イエスは、さらに「わたしの家は、祈りの家と呼ばれるべき」と言いました。イエスは、動物を捧げる礼拝を廃止しました。しかし、礼拝そのものを廃止したのではなく、礼拝を改革したのです。礼拝とは神との交わりです。人と神との交わりを阻止しているのが罪であり、罪を取り除くため、旧約時代は動物犠牲が必要でした。しかし、イエスの十字架の犠牲により完全な罪の贖いが行われました。これによって、わたしたちはいつでも、どこでも、神と交わり、祈りを捧げることができるのです。祈りは礼拝の一部ではなく、礼拝そのものが祈りです。
イエスは、宮清めの場で、目の見えない人、足の不自由な人たちをいやしました。見逃してはならない大事なことです。祈りとしての霊的な礼拝にあずかるのは誰かということが示されているのです。旧約律法では、身に障害のある者は神殿での各種の奉仕にたずさわることが出来ませんでした。「レビ記21:16-20」。しかし、神礼拝の担い手がここから変わったのです。

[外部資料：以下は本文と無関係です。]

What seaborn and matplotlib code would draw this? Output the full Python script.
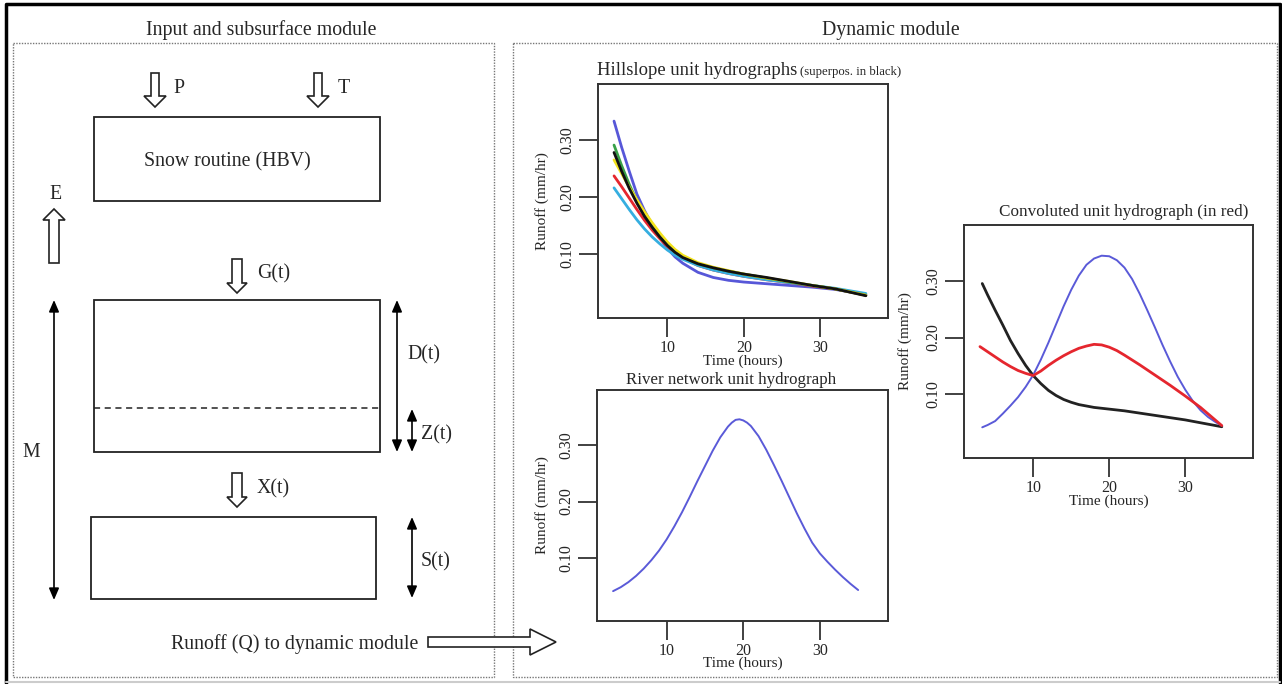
import matplotlib
matplotlib.use("Agg")
import matplotlib.pyplot as plt
import numpy as np
import pandas as pd
import seaborn as sns
from matplotlib.patches import Polygon, Rectangle

# ---- data ----
hill_time = [3, 4, 5, 6, 7, 8, 9, 10, 11, 12, 14, 16, 18, 20, 23, 26, 29, 32, 36]
hill_blue = [0.333, 0.287, 0.245, 0.205, 0.176, 0.151, 0.129, 0.110, 0.095, 0.084,
             0.068, 0.059, 0.054, 0.051, 0.048, 0.045, 0.042, 0.038, 0.029]
hill_red = [0.237, 0.218, 0.198, 0.178, 0.159, 0.142, 0.127, 0.113, 0.102, 0.093,
            0.080, 0.072, 0.066, 0.061, 0.055, 0.050, 0.044, 0.039, 0.028]
hill_cyan = [0.216, 0.197, 0.178, 0.160, 0.144, 0.130, 0.118, 0.107, 0.098, 0.091,
             0.080, 0.072, 0.066, 0.061, 0.055, 0.050, 0.045, 0.040, 0.031]
hill_green = [0.291, 0.255, 0.222, 0.193, 0.168, 0.148, 0.130, 0.116, 0.104, 0.095,
              0.083, 0.076, 0.070, 0.065, 0.058, 0.051, 0.045, 0.039, 0.028]
hill_yellow = [0.265, 0.241, 0.217, 0.195, 0.174, 0.155, 0.137, 0.121, 0.108, 0.098,
               0.085, 0.077, 0.071, 0.065, 0.058, 0.052, 0.045, 0.039, 0.028]
hill_black = [0.278, 0.245, 0.215, 0.189, 0.166, 0.147, 0.130, 0.115, 0.103, 0.094,
              0.083, 0.076, 0.070, 0.065, 0.059, 0.052, 0.045, 0.039, 0.027]

river_time = [3, 4, 5, 6, 7, 8, 9, 10, 11, 12, 13, 14, 15, 16, 17, 18, 18.5, 19, 19.5,
              20, 20.5, 21, 22, 23, 24, 25, 26, 27, 28, 29, 30, 31, 32, 33, 34, 35]
river_q = [0.041, 0.048, 0.057, 0.068, 0.081, 0.096, 0.113, 0.133, 0.156, 0.181,
           0.208, 0.236, 0.263, 0.290, 0.314, 0.333, 0.340, 0.345, 0.346, 0.344,
           0.340, 0.334, 0.316, 0.292, 0.265, 0.237, 0.208, 0.179, 0.152, 0.127,
           0.108, 0.093, 0.079, 0.066, 0.054, 0.043]

conv_black_t = [3.3, 4, 5, 6, 7, 8, 9, 10, 11, 12, 13, 14, 15, 16, 18, 20, 22, 24,
                26, 28, 30, 32, 34.8]
conv_black = [0.295, 0.275, 0.248, 0.222, 0.195, 0.172, 0.151, 0.133, 0.119, 0.107,
              0.098, 0.091, 0.086, 0.082, 0.077, 0.074, 0.071, 0.067, 0.063, 0.059,
              0.055, 0.050, 0.043]
conv_blue_t = [3.3, 4, 5, 6, 7, 8, 9, 10, 11, 12, 13, 14, 15, 16, 17, 18, 19, 20,
               21, 22, 23, 24, 25, 26, 27, 28, 29, 30, 31, 32, 33, 34, 34.8]
conv_blue = [0.042, 0.046, 0.053, 0.066, 0.080, 0.095, 0.113, 0.134, 0.161, 0.191,
             0.223, 0.255, 0.284, 0.309, 0.328, 0.339, 0.344, 0.343, 0.336, 0.323,
             0.303, 0.277, 0.248, 0.218, 0.187, 0.158, 0.131, 0.108, 0.088, 0.072,
             0.060, 0.051, 0.045]
conv_red_t = [3, 4, 5, 6, 7, 8, 9, 10, 11, 12, 13, 14, 15, 16, 17, 18, 19, 20,
              21, 22, 24, 26, 28, 30, 32, 34.8]
conv_red = [0.184, 0.175, 0.166, 0.157, 0.149, 0.142, 0.137, 0.133, 0.141, 0.151,
            0.160, 0.168, 0.175, 0.181, 0.185, 0.188, 0.187, 0.183, 0.177, 0.169,
            0.152, 0.134, 0.116, 0.097, 0.077, 0.045]

x_ticks = [10, 20, 30]
y_ticks = [0.10, 0.20, 0.30]
y_ticklabels = ["0.10", "0.20", "0.30"]

W, H = 1282, 684
DIAG_FS = 14.3
DY = 2.5  # text baseline nudge in pixels

sns.set_theme(style="white")
plt.rcParams["font.family"] = ["Liberation Serif", "DejaVu Serif"]

fig = plt.figure(figsize=(W / 100, H / 100), dpi=100)
ax0 = fig.add_axes([0, 0, 1, 1])
ax0.set_xlim(0, W)
ax0.set_ylim(H, 0)
ax0.axis("off")


def label(x, y, s, ha="left", fs=DIAG_FS):
    ax0.text(x, y + DY, s, ha=ha, va="center", fontsize=fs)


def hollow_arrow(x0, y0, x1, y1, sw=5, hw=11, hl=10, lw=1.2):
    p0 = np.array([x0, y0], float)
    p1 = np.array([x1, y1], float)
    L = np.linalg.norm(p1 - p0)
    u = (p1 - p0) / L
    n = np.array([-u[1], u[0]])
    b = p0 + (L - hl) * u
    pts = [p0 + sw * n, b + sw * n, b + hw * n, p1, b - hw * n, b - sw * n, p0 - sw * n]
    ax0.add_patch(Polygon(pts, closed=True, fc="white", ec="#222222", lw=lw, zorder=3))


def double_arrow(x, y0, y1):
    ax0.annotate("", xy=(x, y0), xytext=(x, y1),
                 arrowprops=dict(arrowstyle="<|-|>,head_length=0.7,head_width=0.3",
                                 color="black", lw=1.2, shrinkA=0, shrinkB=0,
                                 mutation_scale=10))


def box(x0, y0, x1, y1, **kw):
    ax0.add_patch(Rectangle((x0, y0), x1 - x0, y1 - y0, fill=False, **kw))


# frames
ax0.plot([6, 6, 1280, 1280], [683, 3.5, 3.5, 683], color="black", lw=2.5)
ax0.plot([6, 1280], [682, 682], color="#cccccc", lw=1.5)
box(13, 43, 494, 677, ec="#777777", lw=1.0, ls=(0, (1, 1)))
box(513, 43, 1277, 677, ec="#777777", lw=1.0, ls=(0, (1, 1)))

label(261, 28, "Input and subsurface module", ha="center")
label(891, 28, "Dynamic module", ha="center")

# subsurface diagram
box(94, 117, 380, 201, ec="#222222", lw=1.3)
box(94, 300, 380, 452, ec="#222222", lw=1.3)
box(91, 517, 376, 599, ec="#222222", lw=1.3)
ax0.plot([94, 380], [408, 408], color="#222222", lw=1.1, ls=(0, (4, 3)))
label(227, 159, "Snow routine (HBV)", ha="center")

hollow_arrow(155, 73, 155, 107, sw=4, hw=11, hl=11)
hollow_arrow(318, 73, 318, 107, sw=4, hw=11, hl=11)
hollow_arrow(54, 263, 54, 209, sw=5, hw=11, hl=11)
hollow_arrow(237, 259, 237, 293, sw=5, hw=10, hl=10)
hollow_arrow(237, 473, 237, 507, sw=5, hw=10, hl=10)
hollow_arrow(428, 642, 556, 642, sw=5, hw=13, hl=26)

label(173, 86, "P")
label(338, 86, "T")
label(55, 192, "E", ha="center")
label(257, 271, "G(t)")
label(257, 486, "X(t)")
label(407, 352, "D(t)")
label(421, 432, "Z(t)")
label(421, 559, "S(t)")
label(31, 450, "M", ha="center")
label(418, 642, "Runoff (Q) to dynamic module", ha="right")

double_arrow(54, 300, 600)
double_arrow(397, 300, 452)
double_arrow(412, 409, 452)
double_arrow(412, 517, 598)


def make_axes(x0, y0, x1, y1):
    ax = fig.add_axes([x0 / W, 1 - y1 / H, (x1 - x0) / W, (y1 - y0) / H])
    ax.set_facecolor("white")
    return ax


def style_axes(ax, ylab_x):
    ax.set_xlim(0.9, 38.9)
    ax.set_ylim(-0.012, 0.398)
    ax.set_xticks(x_ticks)
    ax.set_yticks(y_ticks)
    ax.set_yticklabels(y_ticklabels, rotation=90, va="center")
    ax.tick_params(direction="out", length=14, width=1.3, color="#333333",
                   labelsize=11.5, pad=2, bottom=True, left=True)
    for s in ax.spines.values():
        s.set_color("#333333")
        s.set_linewidth(1.4)
    ax.set_xlabel("Time (hours)", fontsize=11)
    ax.set_ylabel("Runoff (mm/hr)", fontsize=11)
    ax.xaxis.label.set_va("center")
    ax.yaxis.label.set_va("center")
    ax.xaxis.set_label_coords(0.5, -0.185)
    ax.yaxis.set_label_coords(ylab_x, 0.5)


# hillslope unit hydrographs
ax1 = make_axes(598, 84, 888, 318)
hill = pd.DataFrame({
    "time": hill_time * 6,
    "runoff": hill_blue + hill_red + hill_cyan + hill_green + hill_yellow + hill_black,
    "curve": np.repeat(["blue", "red", "cyan", "green", "yellow", "black"], len(hill_time)),
})
hill_palette = {"blue": "#5757d8", "red": "#e5262e", "cyan": "#35aee0",
                "green": "#38a048", "yellow": "#f2e21c", "black": "#111111"}
sns.lineplot(data=hill, x="time", y="runoff", hue="curve", palette=hill_palette,
             linewidth=2.0, legend=False, ax=ax1)
style_axes(ax1, -0.193)
label(597, 68, "Hillslope unit hydrographs", fs=13.4)
label(800, 69, "(superpos. in black)", fs=9.2)

# river network unit hydrograph
ax2 = make_axes(597, 390, 888, 621)
sns.lineplot(x=river_time, y=river_q, color="#5a5ad8", linewidth=1.4, ax=ax2)
style_axes(ax2, -0.19)
label(731, 378, "River network unit hydrograph", ha="center", fs=12.2)

# convoluted unit hydrograph
ax3 = make_axes(964, 225, 1253, 458)
sns.lineplot(x=conv_black_t, y=conv_black, color="#222222", linewidth=2.0, ax=ax3)
sns.lineplot(x=conv_blue_t, y=conv_blue, color="#5a5ad8", linewidth=1.4, ax=ax3)
sns.lineplot(x=conv_red_t, y=conv_red, color="#e5262e", linewidth=2.0, ax=ax3)
style_axes(ax3, -0.204)
label(1124, 210, "Convoluted unit hydrograph (in red)", ha="center", fs=12.3)

fig.savefig("out.png", dpi=100, facecolor="white")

イエスは障害ある人たちをいやし、神との交わりに導きました。今まで神殿礼拝から排除されてきた人たちを神との交わりへと招いたのです。ある聖書の註解者は語ります。「神殿の営みは、このままさらに40年続く。しかし、それはもはや神の臨在の無い石垣にすぎない」と。わたしたちは、どこか病んでいる、どこか傷がある、欠けを持っている。イエスは、病み、傷つき、欠けを持つ者たちをいやし、神との交わりに回復して下さいます。いやされた者として、霊的な礼拝、祈りとしての礼拝を捧げる者となって参りたいものです。